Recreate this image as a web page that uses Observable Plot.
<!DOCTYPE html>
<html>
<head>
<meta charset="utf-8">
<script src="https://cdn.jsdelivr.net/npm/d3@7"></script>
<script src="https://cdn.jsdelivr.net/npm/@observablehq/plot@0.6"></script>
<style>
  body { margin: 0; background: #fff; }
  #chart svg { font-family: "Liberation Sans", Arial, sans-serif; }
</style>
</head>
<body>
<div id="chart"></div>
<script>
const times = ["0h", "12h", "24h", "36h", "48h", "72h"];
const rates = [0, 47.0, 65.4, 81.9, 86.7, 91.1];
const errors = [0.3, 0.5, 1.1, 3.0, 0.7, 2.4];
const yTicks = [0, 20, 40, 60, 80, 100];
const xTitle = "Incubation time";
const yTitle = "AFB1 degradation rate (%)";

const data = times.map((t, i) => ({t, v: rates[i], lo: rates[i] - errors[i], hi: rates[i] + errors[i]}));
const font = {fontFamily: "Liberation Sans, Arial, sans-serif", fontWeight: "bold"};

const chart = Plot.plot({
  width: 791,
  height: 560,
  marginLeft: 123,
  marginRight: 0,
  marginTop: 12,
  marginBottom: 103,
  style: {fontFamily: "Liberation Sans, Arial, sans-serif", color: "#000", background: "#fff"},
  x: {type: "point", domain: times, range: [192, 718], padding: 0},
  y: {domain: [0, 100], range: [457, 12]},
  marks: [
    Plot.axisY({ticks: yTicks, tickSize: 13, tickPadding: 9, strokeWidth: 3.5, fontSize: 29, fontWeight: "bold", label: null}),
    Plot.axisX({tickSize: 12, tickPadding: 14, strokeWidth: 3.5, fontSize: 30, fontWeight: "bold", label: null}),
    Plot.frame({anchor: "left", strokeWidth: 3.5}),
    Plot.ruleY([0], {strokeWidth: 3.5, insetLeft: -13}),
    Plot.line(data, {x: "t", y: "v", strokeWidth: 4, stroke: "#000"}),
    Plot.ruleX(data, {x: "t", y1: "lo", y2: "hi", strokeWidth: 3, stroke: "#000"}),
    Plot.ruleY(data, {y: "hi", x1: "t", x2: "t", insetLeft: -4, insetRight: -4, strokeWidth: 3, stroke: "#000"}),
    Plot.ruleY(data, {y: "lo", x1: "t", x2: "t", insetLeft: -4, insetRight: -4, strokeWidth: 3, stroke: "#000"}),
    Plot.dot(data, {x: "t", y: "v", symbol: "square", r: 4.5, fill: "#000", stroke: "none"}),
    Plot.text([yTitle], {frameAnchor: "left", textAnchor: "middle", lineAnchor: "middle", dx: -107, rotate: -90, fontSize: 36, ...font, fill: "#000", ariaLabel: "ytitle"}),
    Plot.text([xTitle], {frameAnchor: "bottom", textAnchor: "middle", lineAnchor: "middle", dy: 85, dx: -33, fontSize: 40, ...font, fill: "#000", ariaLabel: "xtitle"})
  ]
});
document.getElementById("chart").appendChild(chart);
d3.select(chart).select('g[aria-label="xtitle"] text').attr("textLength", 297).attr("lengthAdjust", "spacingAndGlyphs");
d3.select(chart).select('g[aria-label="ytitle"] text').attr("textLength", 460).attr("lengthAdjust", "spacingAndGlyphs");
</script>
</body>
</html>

Problem to work on:
Write out all the data again, exactly as it appears.

Exercise output:
Recreate this image as a web page that uses Observable Plot.
<!DOCTYPE html>
<html>
<head>
<meta charset="utf-8">
<script src="https://cdn.jsdelivr.net/npm/d3@7"></script>
<script src="https://cdn.jsdelivr.net/npm/@observablehq/plot@0.6"></script>
<style>
  body { margin: 0; background: #fff; }
  #chart svg { font-family: "Liberation Sans", Arial, sans-serif; }
</style>
</head>
<body>
<div id="chart"></div>
<script>
const times = ["0h", "12h", "24h", "36h", "48h", "72h"];
const rates = [0, 47.0, 65.4, 81.9, 86.7, 91.1];
const errors = [0.3, 0.5, 1.1, 3.0, 0.7, 2.4];
const yTicks = [0, 20, 40, 60, 80, 100];
const xTitle = "Incubation time";
const yTitle = "AFB1 degradation rate (%)";

const data = times.map((t, i) => ({t, v: rates[i], lo: rates[i] - errors[i], hi: rates[i] + errors[i]}));
const font = {fontFamily: "Liberation Sans, Arial, sans-serif", fontWeight: "bold"};

const chart = Plot.plot({
  width: 791,
  height: 560,
  marginLeft: 123,
  marginRight: 0,
  marginTop: 12,
  marginBottom: 103,
  style: {fontFamily: "Liberation Sans, Arial, sans-serif", color: "#000", background: "#fff"},
  x: {type: "point", domain: times, range: [192, 718], padding: 0},
  y: {domain: [0, 100], range: [457, 12]},
  marks: [
    Plot.axisY({ticks: yTicks, tickSize: 13, tickPadding: 9, strokeWidth: 3.5, fontSize: 29, fontWeight: "bold", label: null}),
    Plot.axisX({tickSize: 12, tickPadding: 14, strokeWidth: 3.5, fontSize: 30, fontWeight: "bold", label: null}),
    Plot.frame({anchor: "left", strokeWidth: 3.5}),
    Plot.ruleY([0], {strokeWidth: 3.5, insetLeft: -13}),
    Plot.line(data, {x: "t", y: "v", strokeWidth: 4, stroke: "#000"}),
    Plot.ruleX(data, {x: "t", y1: "lo", y2: "hi", strokeWidth: 3, stroke: "#000"}),
    Plot.ruleY(data, {y: "hi", x1: "t", x2: "t", insetLeft: -4, insetRight: -4, strokeWidth: 3, stroke: "#000"}),
    Plot.ruleY(data, {y: "lo", x1: "t", x2: "t", insetLeft: -4, insetRight: -4, strokeWidth: 3, stroke: "#000"}),
    Plot.dot(data, {x: "t", y: "v", symbol: "square", r: 4.5, fill: "#000", stroke: "none"}),
    Plot.text([yTitle], {frameAnchor: "left", textAnchor: "middle", lineAnchor: "middle", dx: -107, rotate: -90, fontSize: 36, ...font, fill: "#000", ariaLabel: "ytitle"}),
    Plot.text([xTitle], {frameAnchor: "bottom", textAnchor: "middle", lineAnchor: "middle", dy: 85, dx: -33, fontSize: 40, ...font, fill: "#000", ariaLabel: "xtitle"})
  ]
});
document.getElementById("chart").appendChild(chart);
d3.select(chart).select('g[aria-label="xtitle"] text').attr("textLength", 297).attr("lengthAdjust", "spacingAndGlyphs");
d3.select(chart).select('g[aria-label="ytitle"] text').attr("textLength", 460).attr("lengthAdjust", "spacingAndGlyphs");
</script>
</body>
</html>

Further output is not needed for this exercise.